South Korea is facing pressure to let the justice system take its course, instead of protecting a diplomat accused of sexual assault in New Zealand.
A spokesman for Prime Minister Jacinda Ardern told the Herald she raised the matter with Korean President Moon Jae-in in their phone conversation last week.
"She expressed her disappointment that the Korean Government was unable to waive immunity to allow aspects of the police investigation into this matter to proceed," the spokesman said.
"The matter now rests with the Korean Government to determine any next steps."
Hongkon Kim, the former Deputy Ambassador to New Zealand is accused of three counts of indecent assault at the Wellington embassy in 2017.
The charges relate to alleged incidents involving a male staff member at the embassy.
A warrant for his arrest was issued by a Wellington District Court judge in late February.
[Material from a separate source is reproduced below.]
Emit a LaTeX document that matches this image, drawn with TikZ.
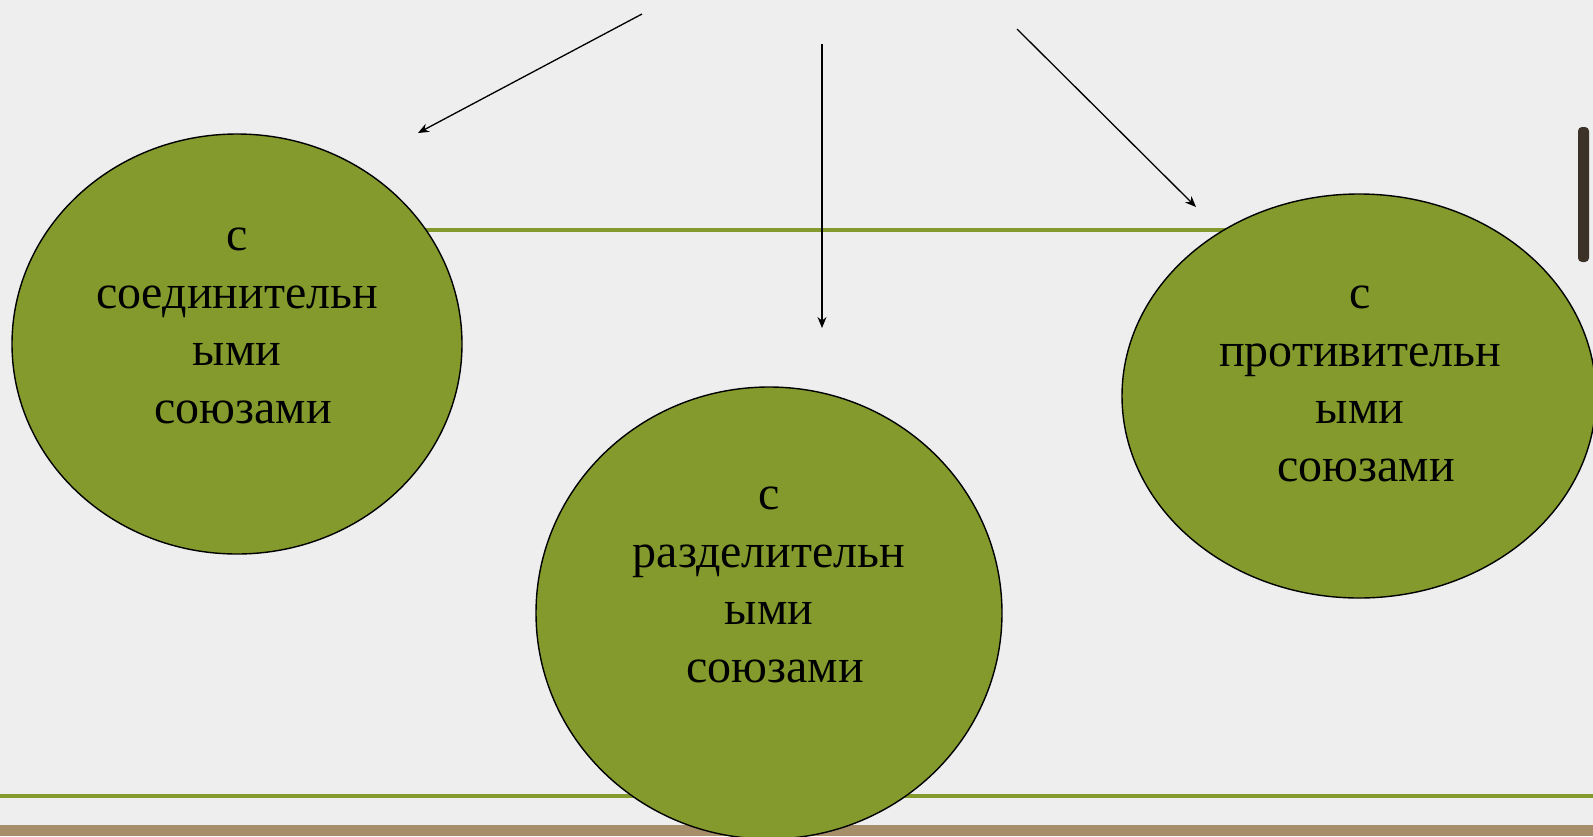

However, Kim had pleaded not guilty to the charges and remains overseas.
The Korean Government has so far refused to co-operate in getting him back to New Zealand to face trial, and he has instead been posted to the Philippines where he is currently serving as Consul-General.
The Ministry of Foreign Affairs and Trade said New Zealand "has made strong representation about this case" to the South Korean Embassy and the South Korean Government in Seoul, including both the Ambassador to Seoul and the South Korean Ambassador in NZ.
"We have engaged at senior levels with South Korean government officials and they are well aware of our views," an MFAT spokesman said.
The ministry became aware of the police investigation concerning Kim in August last year.
"We are sensitive to the matters raised in this case and acknowledge the distress expressed by the individual concerned," the spokesman said.
"International law is clear when it comes to issues of diplomatic conduct. All diplomats are expected to respect the laws and regulations of the country where they are posted."
The ministry sought waivers of diplomatic immunity from the South Korean Government to allow police to conduct evidential inquiries at the South Korean Embassy in Wellington in September.
"This request, conveyed to both the Ambassador in Wellington and South Korean Ministry of Foreign Affairs in Seoul, was declined," he said.
"This was a disappointing decision."
Kim left NZ in February 2018, and the MFAT spokesman said diplomatic immunity for the former diplomat no longer applied as he was no more accredited to NZ.
"NZ's position is that we expect all diplomats to follow the laws of the country there are in, to be legally accountable for their actions and to allow NZ police to conduct their investigations," the ministry spokesman said.
"We expect the same high standards of our government staff when posted there."
A source close to the victim told the Herald he remains hopeful justice will eventually be served.
He is being supported by survivors group MOSAIC, where he has reached out for help.